Both the magistrate and the trial judge below applied the long-standing principle that non-disclosure of an agency relationship impacts the liability of an agent in its dealings with other parties. In Dunn v.Westlake (1991), 61 Ohio St. 3d 102, the Ohio Supreme Court stated as follows:

It is well-settled in the law of agency that an agent who discloses neither the existence of the agency nor the identity of the principal is personally liable in his or her contractual dealings with third parties. See, e.g., 1 Mechem, The Law of Agency (2 Ed.1914) 1039-1041, Section 1410. See, generally, Davis v. Harness (1882), 38 Ohio St. 397; and James G. Smith Assoc., Inc. v. Everett (1981), 1 Ohio App. 3d 118, 120-121, 1 OBR 424, 427, 439 N.E.2d 932, 935 (where the existence of the agency and the identity of the principal are unknown to the third party, the dealing is held to be between the agent and the third party and the agent is liable). The reason for this rule is simple. The third party who deals with an agent while unaware of the existence of the principal and the agency relationship intends to deal with the agent, and relies upon the agent's ability to perform. * * *.

Id. at 106

Thus, the issue presented is whether the trial court abused its discretion in overruling the magistrate's conclusion, and holding that insufficient disclosure was made of the principal-agency relationship between Omega and Appellant Trans Global. The trial court specifically found as follows in its entry sustaining appellee's objection to the magistrate's decision:

The Court sustains the Objection to the Report of the Magistrate based on a mistake in law. The Court finds there was not sufficient notice of an agency relationship between defendant and Omega Home Health Care. The letter requesting the services performed by plaintiff was ambiguous as to this relationship. In addition, defendant requested that the original medical report be sent to itself and requested a copy be sent to Omega Home Health Care. Defendant, in its representation of the claim, intended to use plaintiff's report.

Judgment Entry at 2.

In Mark Peterson Dental Laboratory, Inc. v. Kral (1983),9 Ohio App. 3d 163, a dental laboratory brought an action against a dentist, Dr. Kral, to recover for work performed by the laboratory. Dr. Kral unsuccessfully argued that he had contracted with the lab as an agent for a corporate entity, Bruce M. Kral, D.D.S., Inc. The Ninth District Court of Appeals noted: "For Kral to avoid personal liability for the work done by the laboratory, he was required to convince the trial court that he acted in an agency capacity for Dr. Bruce M. Kral, D.D.S., Inc., and not in his individual capacity." Id. at 164. The Court concluded that there was insufficient evidence to find Kral affirmatively disclosed his agency status. Id.

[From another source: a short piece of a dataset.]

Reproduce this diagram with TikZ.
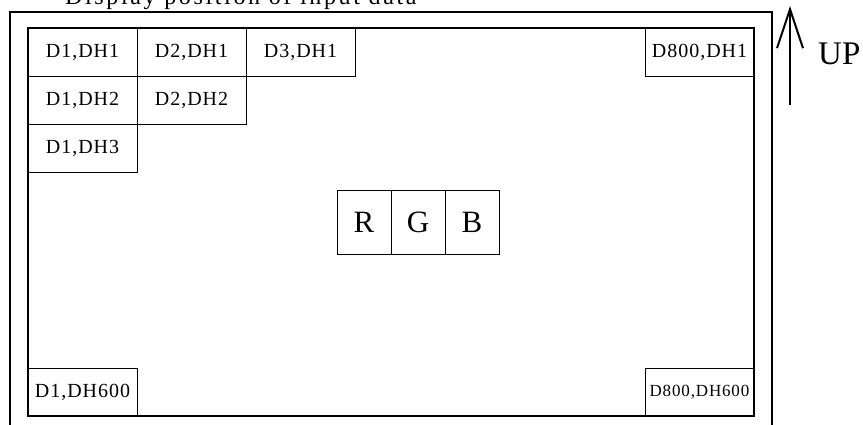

Likewise, we hold that once Appellant Trans Global's letter in the casesub judice established the existence of a request to appellee for a medical review, the burden fell upon appellant to show the trial court that it had acted in an agency capacity for Omega. Here, despite the billing information and the afore cited use of the term "representing" in the closing language of its letter, appellant simultaneously wrote, interalia: "Therefore, we are asking that you review the medical information attached, interview the claimant, and examine the claimant to give us your professional medical opinion." (Emphasis added.) Additionally, as the trial court specifically cited, appellant asked for the original report, and only directed that a copy of same go to Omega. In light of such ambiguities under these facts, we do not find that the trial court, in ruling on appellee's Civ.R. 53 objections, acted in an unreasonable, arbitrary or unconscionable fashion in determining that appellant did not sufficiently disclose its asserted agency status.

Appellant's sole Assignment of Error is overruled.

JUDGMENT ENTRY For the reasons stated in our accompanying Memorandum-Opinion, the judgment of the Canton Municipal Court, Stark County, Ohio, is affirmed.

Costs to appellant.

Hon. John W. Wise, J., Hon. Sheila G. Farmer, J. concurs. Hon. William B. Hoffman, P. J. dissents.

1 Appellee indicates that it also sent the bill to Omega.